Radomyśl Wielki (/pl/) is a town in the Subcarpathian Voivodeship (Mielec County), Poland, with a population of 3,231 inhabitants (30.06.2019). The town lies on a local road nr. 984, running between Tarnów and Mielec and within the historic borders of Lesser Poland (not to be confused with the modern Subcarpathian Voivodeship, within whose boundaries it also lies).

==History==
On January 31, 1581, King Stefan Batory allowed Mikołaj Firlej, the starosta of Biecz, to grant Magdeburg rights to the town of Radomyśl, located on the territory of villages Dulcza and Ruda. The area of Radomyśl had since the 14th century belonged to the Ligęza noble family (Półkozic coat of arms). After the wedding of Elżbieta Ligęza with Mikołaj Firlej, Radomyśl passed as a dowry into the hands of the Firlej family. In the late 16th century, the town had a parish church, which burned in 1646. New church was funded by the Firlejs, but it was not completed until 1740. Radomyśl also had a hospital and a parish school, and belonged to Lesser Poland’s Sandomierz Voivodeship (province).

The town was burned and looted in the Swedish invasion of Poland (Deluge), and it never recovered from the destruction of 1655–60. In the 18th century, first Jews settled here, and after the Partitions of Poland, Radomyśl found itself in the Austrian province of Galicia (1772–1918). In the mid-19th century, local peasants took part in the Galician slaughter, and during the January Uprising, residents of the town supported Polish rebels fighting in Russian-controlled Congress Poland. In the 19th century Radomyśl, located close to the Austrian - Russian border, further declined. Its population shrank, there was no industry and no prospects for the residents. The town burned several times, and the situation did not begin to slowly improve until the early 20th century. In 1907, the name of the town was changed to Radomyśl Wielki, to distinguish it from Radomyśl nad Sanem.

In September 1914, during World War I, Russian troops seized Radomyśl and their occupation lasted until May 1915, when they were pushed back by the Austrians. In the Second Polish Republic (1918–1939), Radomyśl belonged to Kraków Voivodeship. The town was a local center of commerce, with several stores and businesses. Radomyśl did not take advantage of the Central Industrial Region (Poland) in the late 1930s. No factories were built here, nevertheless, many residents moved to Dębica and Mielec in search of work. In 1934 Radomyśl regained the town charter, which it had lost in 1919.

During World War II, Germans murdered most of town’s Jewish residents. Radomyśl Wielki had its own, local Home Army unit, which in August 1944 took part in Operation Tempest.
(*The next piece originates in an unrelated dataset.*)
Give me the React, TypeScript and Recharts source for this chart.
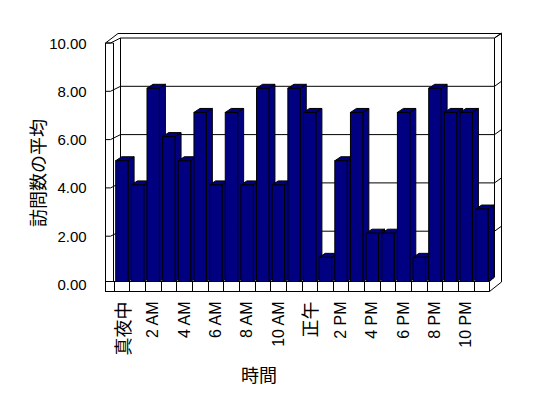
import React from 'react';
import { BarChart, Bar, XAxis, YAxis, CartesianGrid, Label } from 'recharts';

// hourly average visits
const HOURS = [
  '真夜中', '1 AM', '2 AM', '3 AM', '4 AM', '5 AM', '6 AM', '7 AM', '8 AM', '9 AM', '10 AM', '11 AM',
  '正午', '1 PM', '2 PM', '3 PM', '4 PM', '5 PM', '6 PM', '7 PM', '8 PM', '9 PM', '10 PM', '11 PM',
];
const VISITS = [5, 4, 8, 6, 5, 7, 4, 7, 4, 8, 4, 8, 7, 1, 5, 7, 2, 2, 7, 1, 8, 7, 7, 3];
const Y_TICKS = [0, 2, 4, 6, 8, 10];

const data = HOURS.map((hour, i) => ({ hour, visits: VISITS[i] }));

const W = 548;
const H = 398;
const PLOT_L = 113.7;
const PLOT_R = 489.3;
const PLOT_T = 40;
const PLOT_B = 281.5;
const BAND = (PLOT_R - PLOT_L) / HOURS.length;

const NAVY = '#000080';
const LATIN = '"Liberation Sans", Arial, sans-serif';
const CJK = '"Noto Sans CJK JP", "Noto Sans CJK SC", sans-serif';
const DX = 6;
const DY = 4;

// 3D column: front face, top and right side
const Bar3D = (props: any) => {
  const { x, y, width, height } = props;
  if (!height || height <= 0) return null;
  const top = `${x},${y} ${x + DX},${y - DY} ${x + width + DX},${y - DY} ${x + width},${y}`;
  const side = `${x + width},${y} ${x + width + DX},${y - DY} ${x + width + DX},${y + height - DY} ${x + width},${y + height}`;
  return (
    <g stroke="#000" strokeWidth={1} fill={NAVY}>
      <polygon points={side} />
      <polygon points={top} />
      <rect x={x} y={y} width={width} height={height} />
    </g>
  );
};

// back-wall grid line plus the little ticks on the left/right walls
const GridLine = (p: any) => {
  const y = p.y1;
  const isBottom = Math.abs(y - PLOT_B) < 1;
  return (
    <g key={p.key ?? `g-${y}`} stroke="#000" strokeWidth={1} fill="none">
      {!isBottom && <line x1={120.5} y1={y - 2} x2={494.5} y2={y - 2} />}
      {!isBottom && <line x1={105.5} y1={y + 3} x2={110.5} y2={y + 3} />}
      {!isBottom && <line x1={110.5} y1={y + 3} x2={120.5} y2={y - 2} />}
      {!isBottom && <line x1={494.5} y1={y - 2} x2={501.5} y2={y - 7} />}
    </g>
  );
};

const YTick = (props: any) => {
  const { x, y, payload } = props;
  return (
    <text x={x} y={y + 3} textAnchor="end" dominantBaseline="central" fontSize={15} fontFamily={LATIN} fill="#000">
      {Number(payload.value).toFixed(2)}
    </text>
  );
};

const XTick = (props: any) => {
  const { x, payload } = props;
  const label = String(payload.value);
  const cjk = /[^\x00-\x7F]/.test(label);
  return (
    <text
      transform={`translate(${x},${PLOT_B + 20}) rotate(-90)`}
      textAnchor="end"
      dominantBaseline="central"
      fontSize={cjk ? 18 : 16}
      fontFamily={cjk ? CJK : LATIN}
      fill="#000"
    >
      {label}
    </text>
  );
};

const Frame = () => {
  const ticks = HOURS.map((_, i) => PLOT_L + i * BAND).concat([PLOT_R]);
  return (
    <svg width={W} height={H} style={{ position: 'absolute', left: 0, top: 0 }}>
      <g stroke="#000" strokeWidth={1} fill="none">
        {/* left wall */}
        <line x1={105.5} y1={43} x2={105.5} y2={292} />
        <line x1={113.5} y1={43} x2={113.5} y2={282} />
        <line x1={105.5} y1={43} x2={113.5} y2={43} />
        <line x1={105.5} y1={43} x2={118} y2={33.5} />
        {/* back wall */}
        <line x1={118} y1={33.5} x2={501.5} y2={33.5} />
        <line x1={120.5} y1={38} x2={120.5} y2={279} />
        <line x1={494.5} y1={38} x2={494.5} y2={277} />
        <line x1={501.5} y1={33.5} x2={501.5} y2={282} />
        <line x1={494.5} y1={38} x2={501.5} y2={33.5} />
        {/* floor */}
        <line x1={105.5} y1={281.5} x2={489.5} y2={281.5} />
        <line x1={105.5} y1={291.5} x2={489.5} y2={291.5} />
        <line x1={489.5} y1={291.5} x2={501.5} y2={282} />
        <line x1={489.5} y1={281.5} x2={494.5} y2={277} />
        {ticks.map((t, i) => (
          <line key={i} x1={Math.round(t) + 0.5} y1={281.5} x2={Math.round(t) + 0.5} y2={291.5} />
        ))}
      </g>
    </svg>
  );
};

export default function App() {
  return (
    <div style={{ position: 'absolute', left: 0, top: 0, width: W, height: H, background: '#fff' }}>
      <Frame />
      <div style={{ position: 'absolute', left: 0, top: 0 }}>
        <BarChart
          width={W}
          height={H}
          data={data}
          margin={{ top: PLOT_T, right: W - PLOT_R, left: 0, bottom: 0 }}
        >
          <CartesianGrid vertical={false} horizontal={GridLine} />
          <XAxis
            dataKey="hour"
            interval={1}
            height={H - PLOT_B}
            axisLine={false}
            tickLine={false}
            tick={<XTick />}
          >
            <Label
              content={() => (
                <text x={259} y={374} textAnchor="middle" dominantBaseline="central" fontSize={18} fontFamily={CJK} fill="#000">
                  時間
                </text>
              )}
            />
          </XAxis>
          <YAxis
            domain={[0, 10]}
            ticks={Y_TICKS}
            width={PLOT_L}
            axisLine={false}
            tickLine={false}
            tickMargin={21}
            tick={<YTick />}
          >
            <Label
              content={() => (
                <text
                  transform="translate(36.7,173) rotate(-90)"
                  textAnchor="middle"
                  dominantBaseline="central"
                  fontSize={18}
                  fontFamily={CJK}
                  fill="#000"
                >
                  訪問数の平均
                </text>
              )}
            />
          </YAxis>
          <Bar dataKey="visits" barSize={12.4} shape={Bar3D} isAnimationActive={false} />
        </BarChart>
      </div>
    </div>
  );
}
As a result of the war, the population of the town was reduced from approximately 3,000 (in 1939), to 1,156 (1945). Since 90% of houses were destroyed during the war, Radomyśl does not feature many historic buildings, except for the parish church and several tenements around the market square. Also, in the market square there is the only existing prototype of PZL M-2, Polish trainer aircraft designed in PZL Mielec.

==People==
- Arthur Miller (1915–2005) – father born in Radomyśl Wielki.
- Sam Salz (1894–1981), art dealer, born in Radomyśl Wielki.